68 years ago, Alan Turing left Manchester for the summer. As part of his holiday he paid a visit to the Science Museum in South Kensington. For the 1951 Festival of Britain, they had agreed to display a new wonder: the Ferranti Mark I, the world’s first commercially available electronic computer. But, like most computer installations ever since, it couldn’t be made to work in time. So Ferranti created a last-minute replacement, the probably more crowd-pleasing wonder of the Nimrod.
Nimrod was the first computer game with an electronic display, and played a passable version of the matchstick game Nim. When Turing visited, he supposedly managed to both beat Nimrod at its own game, and then to break it, all the while keeping an eye on the attractiveness of the display attendants (he approved).
It’s no surprise that Turing could hack the Nimrod. His job in Manchester was as the resident, indeed the first, software specialist at the University, and, I discovered in research for my recent book, as a consultant for Nimrod’s maker, the electrical company Ferranti.
Nimrod and (eventually) the Mark I, were constructed up the Oldham Road in Moston, so I felt justified in including the Nimrod story in the book, Alan Turing’s Manchester.
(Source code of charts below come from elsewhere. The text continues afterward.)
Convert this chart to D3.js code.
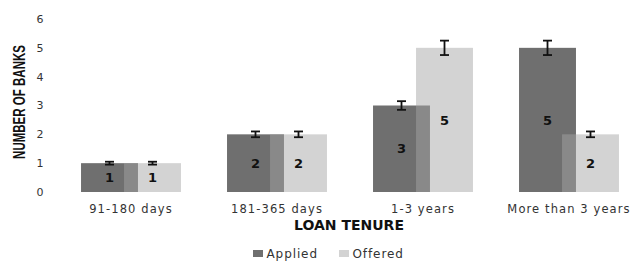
<!DOCTYPE html>
<html><head><meta charset="utf-8">
<script src="https://cdn.jsdelivr.net/npm/d3@7"></script>
<style>
body{margin:0;background:#fff;}
svg{display:block;}
</style></head>
<body><svg id="c" width="633" height="262"></svg>
<script>
const categories = ["91-180 days", "181-365 days", "1-3 years", "More than 3 years"];
const seriesNames = ["Applied", "Offered"];
const applied = [1, 2, 3, 5];
const offered = [1, 2, 5, 2];
const appliedErr = [0.05, 0.1, 0.15, 0.25];
const offeredErr = [0.05, 0.1, 0.25, 0.1];
const yTicks = [0, 1, 2, 3, 4, 5, 6];

const svg = d3.select("#c");
const x = d3.scaleBand().domain(categories).range([58, 642]).paddingInner(0);
const y = d3.scaleLinear().domain([0, 6]).range([192, 19]);
const sub = d3.scalePoint().domain(seriesNames).range([-21.5, 21.5]);
const barW = x.bandwidth() * 0.39;
const colors = {Applied: "#6f6f6f", Offered: "#a5a5a5"};
const opac = {Applied: 1, Offered: 0.49};

const rows = [];
seriesNames.forEach((s, si) => {
  const vals = si === 0 ? applied : offered;
  const errs = si === 0 ? appliedErr : offeredErr;
  categories.forEach((c, i) => rows.push({s, c, v: vals[i], e: errs[i]}));
});

const cx = d => x(d.c) + x.bandwidth() / 2 + sub(d.s);

svg.append("g").selectAll("rect").data(rows).join("rect")
  .attr("x", d => cx(d) - barW / 2)
  .attr("width", barW)
  .attr("y", d => y(d.v))
  .attr("height", d => y(0) - y(d.v))
  .attr("fill", d => colors[d.s])
  .attr("fill-opacity", d => opac[d.s]);

// error bars
const eg = svg.append("g").attr("stroke", "#111").attr("stroke-width", 1.8);
rows.forEach(d => {
  const X = cx(d);
  eg.append("line").attr("x1", X).attr("x2", X).attr("y1", y(d.v + d.e)).attr("y2", y(d.v - d.e));
  eg.append("line").attr("x1", X - 4.5).attr("x2", X + 4.5).attr("y1", y(d.v + d.e)).attr("y2", y(d.v + d.e));
  eg.append("line").attr("x1", X - 4.5).attr("x2", X + 4.5).attr("y1", y(d.v - d.e)).attr("y2", y(d.v - d.e));
});

// value labels
svg.append("g").selectAll("text").data(rows).join("text")
  .attr("x", d => cx(d))
  .attr("y", d => (y(d.v) + y(0)) / 2)
  .attr("dy", "0.36em")
  .attr("text-anchor", "middle")
  .attr("font-family", "DejaVu Sans, sans-serif")
  .attr("font-weight", "bold")
  .attr("font-size", 13)
  .attr("fill", "#111")
  .text(d => d.v);

// y axis labels
svg.append("g").selectAll("text").data(yTicks).join("text")
  .attr("x", 40).attr("y", d => y(d)).attr("dy", "0.36em")
  .attr("text-anchor", "middle")
  .attr("font-family", "DejaVu Sans, sans-serif")
  .attr("font-size", 11).attr("fill", "#333")
  .text(d => d);

// x axis labels
svg.append("g").selectAll("text").data(categories).join("text")
  .attr("x", d => x(d) + x.bandwidth() / 2).attr("y", 213)
  .attr("text-anchor", "middle")
  .attr("font-family", "DejaVu Sans, sans-serif")
  .attr("font-size", 11.5).attr("letter-spacing", 1.1).attr("fill", "#333")
  .text(d => d);

// axis titles
svg.append("text").attr("x", 349).attr("y", 229.5)
  .attr("text-anchor", "middle")
  .attr("font-family", "DejaVu Sans, sans-serif").attr("font-weight", "bold")
  .attr("font-size", 14).attr("fill", "#111")
  .text("LOAN TENURE");

svg.append("text").attr("transform", "translate(25,102) rotate(-90) scale(0.72,1)")
  .attr("text-anchor", "middle")
  .attr("font-family", "Liberation Sans, Arial, sans-serif").attr("font-weight", "bold")
  .attr("font-size", 16).attr("fill", "#111")
  .text("NUMBER OF BANKS");

// legend
const legendColors = ["#6f6f6f", "#d3d3d3"];
const lx = [253, 339];
const lg = svg.append("g");
seriesNames.forEach((s, i) => {
  lg.append("rect").attr("x", lx[i]).attr("y", 250).attr("width", 10).attr("height", 7).attr("fill", legendColors[i]);
  lg.append("text").attr("x", lx[i] + 13.5).attr("y", 258)
    .attr("font-family", "DejaVu Sans, sans-serif").attr("font-size", 12)
    .attr("letter-spacing", 0.9).attr("fill", "#333").text(s);
});
</script></body></html>
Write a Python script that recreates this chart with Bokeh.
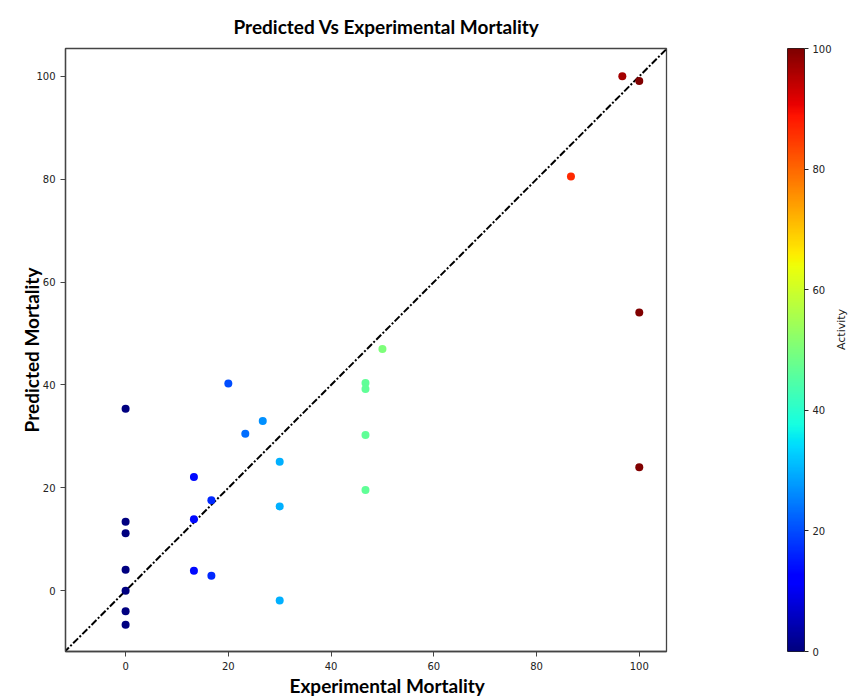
import numpy as np
from bokeh.plotting import figure
from bokeh.models import ColumnDataSource, LinearColorMapper, Range1d, FixedTicker, Title
from bokeh.layouts import row
from bokeh.transform import linear_cmap
from bokeh.embed import file_html
from bokeh.resources import INLINE

# ---------------- data ----------------
exp_mortality = [0, 0, 0, 0, 0, 0, 0,
                 13.3, 13.3, 13.3, 16.7, 16.7, 20.0, 23.3, 26.7,
                 30.0, 30.0, 30.0, 46.7, 46.7, 46.7, 46.7, 50.0,
                 86.7, 96.7, 100.0, 100.0, 100.0]
pred_mortality = [35.4, 13.4, 11.2, 4.1, 0.0, -4.0, -6.6,
                  22.1, 13.9, 3.9, 17.6, 2.9, 40.3, 30.5, 33.0,
                  25.1, 16.4, -1.9, 40.4, 39.2, 30.3, 19.6, 47.0,
                  80.5, 100.0, 99.1, 54.1, 24.0]
activity = list(exp_mortality)
x_ticks = [0, 20, 40, 60, 80, 100]
y_ticks = [0, 20, 40, 60, 80, 100]
cbar_ticks = [0, 20, 40, 60, 80, 100]
diag = [-12, 106]


def jet(n=256):
    t = np.linspace(0, 1, n)
    r = np.interp(t, [0, 0.35, 0.66, 0.89, 1], [0, 0, 1, 1, 0.5])
    g = np.interp(t, [0, 0.125, 0.375, 0.64, 0.91, 1], [0, 0, 1, 1, 0, 0])
    b = np.interp(t, [0, 0.11, 0.34, 0.65, 1], [0.5, 1, 1, 0, 0])
    return ["#%02x%02x%02x" % (int(round(a * 255)), int(round(c * 255)), int(round(d * 255)))
            for a, c, d in zip(r, g, b)]


JET = jet()
TICK_FONT = "DejaVu Sans"
LABEL_FONT = "Lato"

src = ColumnDataSource(dict(x=exp_mortality, y=pred_mortality, activity=activity))

p = figure(width=676, height=700,
           x_range=Range1d(-11.7, 105.3), y_range=Range1d(-11.8, 105.4),
           output_backend="svg", toolbar_location=None,
           min_border_left=65, min_border_right=10,
           min_border_top=48, min_border_bottom=49)
p.grid.visible = False
p.outline_line_color = "#444444"
p.outline_line_width = 1.3
p.background_fill_color = "white"
p.border_fill_color = "white"

for ax, ticks in ((p.xaxis, x_ticks), (p.yaxis, y_ticks)):
    ax.ticker = FixedTicker(ticks=ticks)
    ax.minor_tick_line_color = None
    ax.major_tick_in = 0
    ax.major_tick_out = 5
    ax.major_tick_line_color = "#444444"
    ax.axis_line_color = "#444444"
    ax.axis_line_width = 1.3
    ax.major_label_text_font = TICK_FONT
    ax.major_label_text_font_size = "10px"
    ax.major_label_text_color = "#222222"

p.yaxis.axis_label = "Predicted Mortality"
p.yaxis.axis_label_text_font = LABEL_FONT
p.yaxis.axis_label_text_font_style = "bold"
p.yaxis.axis_label_text_font_size = "19px"
p.yaxis.axis_label_text_color = "black"
p.yaxis.axis_label_standoff = -10

p.line(diag, diag, line_color="black", line_width=2, line_dash="7 2 2 2")
p.scatter("x", "y", source=src, size=8, line_color=None,
          fill_color=linear_cmap("activity", JET, 0, 100))

p.add_layout(Title(text="Predicted Vs Experimental Mortality", align="left", offset=168,
                   standoff=22, text_font=LABEL_FONT, text_font_style="bold",
                   text_font_size="19px", text_color="black"), "above")
p.add_layout(Title(text="Experimental Mortality", align="left", offset=224,
                   standoff=0, vertical_align="middle",
                   text_font=LABEL_FONT, text_font_style="bold",
                   text_font_size="19px", text_color="black"), "below")

# ---------------- colour bar ----------------
c = figure(width=181, height=700, x_range=Range1d(0, 1), y_range=Range1d(0, 100),
           output_backend="svg", toolbar_location=None,
           x_axis_location=None, y_axis_location="right",
           min_border_left=111, min_border_right=41,
           min_border_top=48, min_border_bottom=49)
c.grid.visible = False
c.outline_line_color = "#222222"
c.outline_line_width = 1
mapper = LinearColorMapper(palette=JET, low=0, high=100)
grad = np.linspace(0, 100, 256).reshape(256, 1)
c.image(image=[grad], x=0, y=0, dw=1, dh=100, color_mapper=mapper)
ay = c.yaxis[0]
ay.ticker = FixedTicker(ticks=cbar_ticks)
ay.minor_tick_line_color = None
ay.major_tick_in = 0
ay.major_tick_out = 4
ay.major_label_standoff = 4
ay.axis_line_color = None
ay.major_tick_line_color = "#222222"
ay.major_label_text_font = TICK_FONT
ay.major_label_text_font_size = "10px"
ay.major_label_text_color = "#222222"
ay.axis_label = "Activity"
ay.axis_label_standoff = 7
ay.axis_label_orientation = np.pi / 2
ay.axis_label_text_font = TICK_FONT
ay.axis_label_text_font_style = "normal"
ay.axis_label_text_font_size = "11px"
ay.axis_label_text_color = "#222222"

layout = row(p, c)
open("out.html", "w").write(file_html(layout, INLINE))
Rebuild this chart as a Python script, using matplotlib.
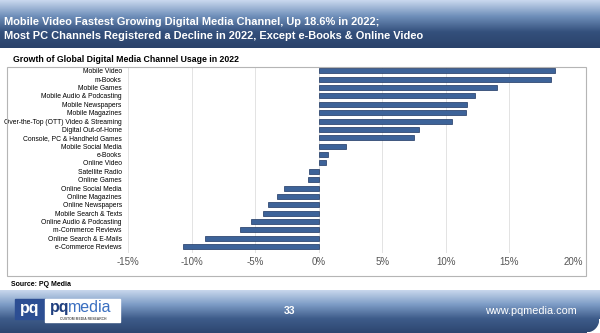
import numpy as np
import matplotlib.pyplot as plt
from matplotlib.patches import Rectangle, Polygon
from matplotlib.colors import LinearSegmentedColormap

plt.rcParams['font.family'] = ['Liberation Sans', 'DejaVu Sans']

channels = [
    "Mobile Video", "m-Books", "Mobile Games", "Mobile Audio & Podcasting",
    "Mobile Newspapers", "Mobile Magazines", "Over-the-Top (OTT) Video & Streaming",
    "Digital Out-of-Home", "Console, PC & Handheld Games", "Mobile Social Media",
    "e-Books", "Online Video", "Satellite Radio", "Online Games",
    "Online Social Media", "Online Magazines", "Online Newspapers",
    "Mobile Search & Texts", "Online Audio & Podcasting", "m-Commerce Reviews",
    "Online Search & E-Mails", "e-Commerce Reviews",
]
growth = [18.6, 18.3, 14.0, 12.3, 11.7, 11.6, 10.5, 7.85, 7.5, 2.15,
          0.7, 0.55, -0.75, -0.85, -2.75, -3.3, -4.0, -4.4, -5.35, -6.2,
          -8.95, -10.65]
xticks = [-15, -10, -5, 0, 5, 10, 15, 20]

title = ("Mobile Video Fastest Growing Digital Media Channel, Up 18.6% in 2022;\n"
         "Most PC Channels Registered a Decline in 2022, Except e-Books & Online Video")
subtitle = "Growth of Global Digital Media Channel Usage in 2022"

fig = plt.figure(figsize=(6, 3.33), dpi=100)
W, H = 600, 333

def fx(x):
    return x / W

def fy(y):
    return 1 - y / H

# header banner
cmap = LinearSegmentedColormap.from_list("hdr", ["#c9d8ee", "#6f8fba", "#34507c", "#2a426a"])
hax = fig.add_axes([0, fy(48), 1, 48 / H])
hax.imshow(np.linspace(0, 1, 100).reshape(-1, 1), aspect='auto', cmap=cmap,
           extent=[0, 1, 0, 1], origin='upper')
hax.axis('off')
fig.text(fx(4), fy(29), title, color='white', fontsize=7.9, fontweight='bold',
         va='center', ha='left', linespacing=1.55)

# footer banner
fcmap = LinearSegmentedColormap.from_list("ftr", ["#c8d7ec", "#7d9cc6", "#3e5c8a", "#2d4670"])
fax = fig.add_axes([0, 0, 1, (H - 290) / H])
fax.imshow(np.linspace(0, 1, 100).reshape(-1, 1), aspect='auto', cmap=fcmap,
           extent=[0, 1, 0, 1], origin='upper')
fax.set_xlim(0, 1)
fax.set_ylim(0, 1)
fax.axis('off')
# white curl at the bottom right corner
t = np.linspace(0, np.pi / 2, 20)
curl = [(1 - (13 / W) * (1 - np.cos(a)), 0.32 * (1 - np.sin(a))) for a in t]
fax.add_patch(Polygon([(1, 0)] + curl, closed=True, color='white', transform=fax.transAxes))
# logo
fax.add_patch(Rectangle((15 / W, 0.33), 30 / W, 0.47, color='#2c4e93', transform=fax.transAxes))
fax.add_patch(Rectangle((45 / W, 0.26), 75 / W, 0.54, color='white', transform=fax.transAxes))
fax.text(30 / W, 0.56, "pq", color='white', fontsize=11.5, fontweight='bold',
         ha='center', va='center', transform=fax.transAxes)
fax.text(50 / W, 0.6, "pq", color='#1f3f7f', fontsize=11.5, fontweight='bold',
         ha='left', va='center', transform=fax.transAxes)
fax.text(68 / W, 0.6, "media", color='#3a6fc0', fontsize=11.5,
         ha='left', va='center', transform=fax.transAxes)
fax.text(83 / W, 0.33, "CUSTOM MEDIA RESEARCH", color='#555555', fontsize=2.4,
         fontweight='bold', ha='center', va='center', transform=fax.transAxes)
fig.text(fx(290), fy(311.5), "33", color='white', fontsize=7.5, fontweight='bold',
         ha='center', va='center')
fig.text(fx(531), fy(311.5), "www.pqmedia.com", color='white', fontsize=7.8,
         ha='center', va='center')

# subtitle and chart frame
fig.text(fx(13), fy(60), subtitle, fontsize=6.3, fontweight='bold', va='center')
fig.add_artist(Rectangle((fx(7), fy(276)), (586 - 7) / W, (276 - 67) / H,
                         transform=fig.transFigure, fill=False, edgecolor='#b5b5b5', lw=0.8))
fig.text(fx(11), fy(285), "Source: PQ Media", fontsize=5, fontweight='bold', va='center')

# bar chart
ax = fig.add_axes([fx(128), fy(253), (573 - 128) / W, (253 - 67) / H])
pos = np.arange(len(channels))
ax.barh(pos, growth, height=0.6, color='#3d6399', edgecolor='#1d3561', linewidth=0.5, zorder=3)
ax.set_ylim(len(channels) - 0.25, -0.45)
ax.set_xlim(-15, 20)
ax.set_xticks(xticks)
ax.set_xticklabels([f"{t}%" for t in xticks], color='#555555', fontsize=7)
ax.set_yticks(pos)
ax.set_yticklabels(channels, fontsize=4.9)
ax.tick_params(axis='both', length=0, pad=3)
ax.tick_params(axis='y', pad=4.5)
ax.grid(axis='x', color='#e3e3e3', lw=0.7, zorder=0)
for s in ax.spines.values():
    s.set_visible(False)

fig.savefig("out.png", dpi=100)
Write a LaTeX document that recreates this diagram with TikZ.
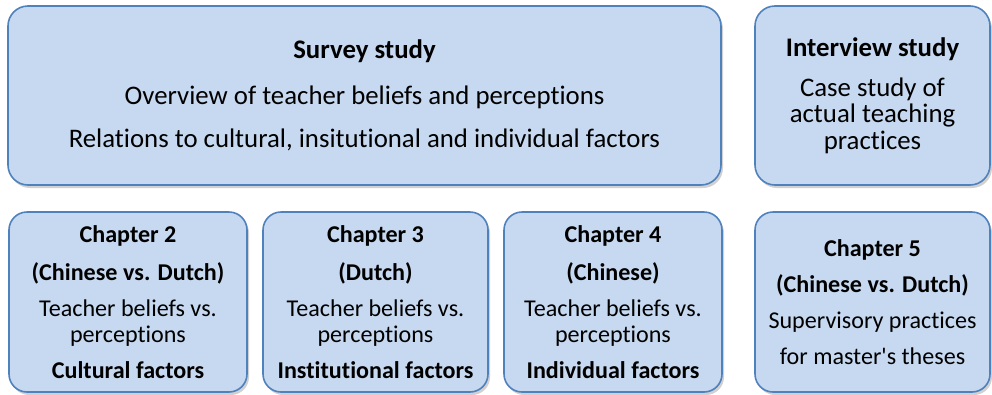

And it was at the Science and Industry Museum in Manchester, in a windowless basement, that I found a hitherto unknown account confirming the making of Nimrod as a Mark I replacement.
That document was part of the vast Ferranti archive that is one of the museum’s lesser known treasures. The archive also holds the photographic prints that mark the start of computer marketing. Where today David Bowie or FKA Twigs hunch over their Macbooks in black and white for Apple’s ‘Behind the Mac’ ads, in 1951 it was Alan Turing, in his role as programming expert, who leaned over the Mark I console to sell the machine of immense, if never quite specified, promise.
The Ferranti Mark I was based on a University prototype for which Turing wrote the world’s first, and by common consent worst, programming manual: when Ferranti commercialised the design they had to rewrite the manual more or less from scratch, and so the visitor to the archive can also find the resulting Ferranti manuals, acknowledging the support of ‘Dr A. M. Turing’.
The Science Museum Group’s collection connects with Turing in other ways, too. The various pieces of Douglas Hartree’s differential analyser, an analogue computing device heavily used during the war, attest to the expertise accumulating in Manchester in numerical techniques, that would be crucial in making it one of the two post-war British sites with a computer and attracting Turing to the city.
And from those brilliantly ingenious first few years of Manchester electronic computing, led by FC Williams and Tom Kilburn, there’s a surviving CRT tube of the technology that delivered the first practical computer memory, there are a few valves from the Baby that tested it, and an entire logic door from the Ferranti Mark I that commercialised it. But Turing had little direct input in that hardware inventiveness, and by the time the marketing shots had been taken, he was marginalised in the University and disappeared from the Ferranti archive too.